Ukraine’s Dilemma as Pokrovsk Teeters: Save Lives or Keep Holding On

A soldier holding an artillery shell stands under netting. Another soldier carrying a tube is above and behind him, on the lip of a berm.

With Russia on the verge of capturing Pokrovsk, a strategic city in eastern Ukraine, Kyiv faces a cruelly familiar choice. It could pull back, concede defeat and save lives. Or it could fight on, delaying a symbolic and tactical victory for Moscow but risking heavier losses of its own.

It’s a dilemma that has haunted the Ukrainian military throughout the war, as it has struggled to contain Russian advances. Ukraine chose to hold on amid grinding battles in cities like Bakhmut and Avdiivka, both of which ultimately fell to Moscow. Critics argued that a timely retreat could have saved soldiers, Kyiv’s most precious resource in a war of attrition against a much larger adversary.

Ukraine’s argument for holding cities as long as possible is that it forces the Russian Army to expend vast numbers of troops, leaving it weakened in the battles to come. There is also a political element, as the two sides wage a battle of narratives.
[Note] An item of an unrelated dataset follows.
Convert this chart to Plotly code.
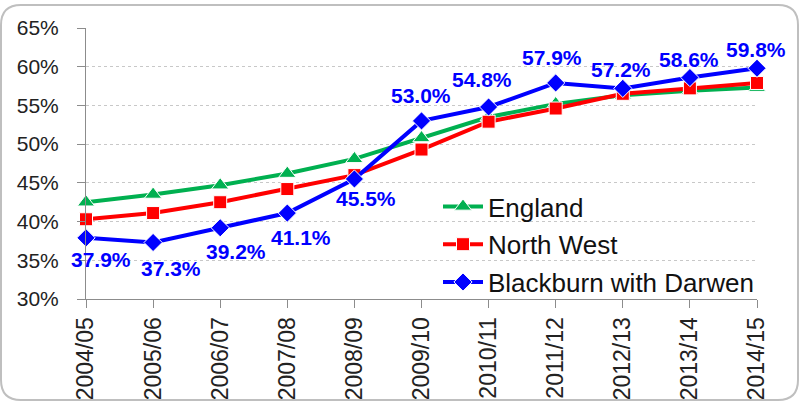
import plotly.graph_objects as go

years = ["2004/05", "2005/06", "2006/07", "2007/08", "2008/09", "2009/10",
         "2010/11", "2011/12", "2012/13", "2013/14", "2014/15"]
england = [42.5, 43.5, 44.7, 46.2, 48.1, 50.8, 53.5, 55.2, 56.3, 56.9, 57.3]
north_west = [40.3, 41.1, 42.5, 44.2, 46.0, 49.3, 52.9, 54.6, 56.5, 57.2, 57.9]
blackburn = [37.9, 37.3, 39.2, 41.1, 45.5, 53.0, 54.8, 57.9, 57.2, 58.6, 59.8]
y_ticks = [30, 35, 40, 45, 50, 55, 60, 65]
y_tick_labels = ["30%", "35%", "40%", "45%", "50%", "55%", "60%", "65%"]

# label offsets in pixels (style only)
label_dx = [15, 18, 16, 14, 12, -1, -7, -4, -2, -1, -1]
label_dy = [-22, -26, -24, -24, -20, 25, 27, 25, 19, 18, 19]

W, H = 800, 401
ML, MR, MT, MB = 86, 43, 28, 102
PW, PH = W - ML - MR, H - MT - MB

FONT = "Liberation Sans"

fig = go.Figure()
fig.add_trace(go.Scatter(
    x=years, y=england, name="England", mode="lines+markers",
    line=dict(color="#00B050", width=4),
    marker=dict(symbol="triangle-up", size=15, color="#00B050",
                line=dict(color="white", width=1)),
    cliponaxis=False, legendgroup="a"))
fig.add_trace(go.Scatter(
    x=years, y=north_west, name="North West", mode="lines+markers",
    line=dict(color="#FF0000", width=4),
    marker=dict(symbol="square", size=13, color="#FF0000",
                line=dict(color="white", width=1)),
    cliponaxis=False, legendgroup="b"))
fig.add_trace(go.Scatter(
    x=years, y=blackburn, name="Blackburn with Darwen", mode="lines+markers",
    line=dict(color="#0000FF", width=4),
    marker=dict(symbol="diamond", size=14, color="#0000FF",
                line=dict(color="white", width=1)),
    cliponaxis=False, legendgroup="c"))

for i, (yr, v) in enumerate(zip(years, blackburn)):
    fig.add_annotation(x=yr, y=v, xref="x", yref="y", text=f"{v:.1f}%",
                       showarrow=False, xshift=label_dx[i], yshift=label_dy[i],
                       font=dict(family=FONT, size=21, color="#0000FF", weight="bold"))


def xp(px):
    return (px - ML) / PW


def yp(py):
    return (H - MB - py) / PH


x0, y0, x1, y1, r = 1, 5, 798, 400, 20
path = (f"M{xp(x0 + r)},{yp(y0)} L{xp(x1 - r)},{yp(y0)} "
        f"Q{xp(x1)},{yp(y0)} {xp(x1)},{yp(y0 + r)} "
        f"L{xp(x1)},{yp(y1 - r)} Q{xp(x1)},{yp(y1)} {xp(x1 - r)},{yp(y1)} "
        f"L{xp(x0 + r)},{yp(y1)} Q{xp(x0)},{yp(y1)} {xp(x0)},{yp(y1 - r)} "
        f"L{xp(x0)},{yp(y0 + r)} Q{xp(x0)},{yp(y0)} {xp(x0 + r)},{yp(y0)} Z")
fig.add_shape(type="path", xref="paper", yref="paper", path=path,
              line=dict(color="#BFBFBF", width=2), layer="below")

fig.update_layout(
    width=W, height=H,
    margin=dict(l=ML, r=MR, t=MT, b=MB, autoexpand=False),
    paper_bgcolor="white", plot_bgcolor="white",
    font=dict(family=FONT, color="#222222"),
    showlegend=True,
    legend=dict(x=xp(438), y=yp(183), xanchor="left", yanchor="top",
                bgcolor="rgba(0,0,0,0)", font=dict(family=FONT, size=26, color="#111111"),
                tracegroupgap=1, itemwidth=40),
)
fig.update_xaxes(
    type="category", range=[0, 10], showgrid=False, automargin=False,
    showline=True, linecolor="#8C8C8C", linewidth=1,
    ticks="outside", ticklen=8, tickcolor="#8C8C8C",
    tickangle=-90, tickfont=dict(family=FONT, size=23, color="#222222"),
)
fig.update_yaxes(
    range=[30, 65], tickvals=y_ticks, ticktext=y_tick_labels, automargin=False,
    showgrid=True, gridcolor="#C8C8C8", griddash="dot", gridwidth=1,
    showline=True, linecolor="#8C8C8C", linewidth=1,
    ticks="outside", ticklen=8, tickcolor="#8C8C8C",
    tickfont=dict(family=FONT, size=21, color="#222222"),
    ticklabelstandoff=14, zeroline=False,
)

fig.write_html("out.html", config={"displayModeBar": False},
               post_script="document.body.style.margin='0';")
Kyiv wants to prevent Moscow from claiming successes that could sap morale at home and that the Kremlin could use to persuade the Trump administration that supporting Ukraine is a losing wager.

But with parts of Pokrovsk under Russian control and an adjacent city, Myrnohrad, facing the threat of encirclement, military analysts and some Ukrainian commanders worry that Kyiv may now be repeating past mistakes by staying weeks or months longer than necessary.

“Ukraine has previously held certain positions and cities for too long after the conditions became unfavorable,” said Rob Lee, a senior fellow at the Philadelphia-based Foreign Policy Research Institute, who recently visited the front line.

Pokrovsk, with a prewar population of 60,000, would be the largest Ukrainian city to fall since Bakhmut in May 2023. Its capture would give Russia a platform to push north and pursue its stated goal of capturing the Donetsk region, about three-quarters of which it already controls.

Image

A woman walks past shattered multistory buildings.
A Ukrainian civilian in the embattled city of Myrnohrad, just east of Pokrovsk, in November last year.Credit…Tyler Hicks/The New York Times

President Volodymyr Zelensky has acknowledged the difficult situation around Pokrovsk, saying that Ukrainian forces are badly outnumbered. But he has shown no sign of preparing to order a retreat. Instead, he visited Ukrainian troops near Pokrovsk last week and discussed their needs in defending the area.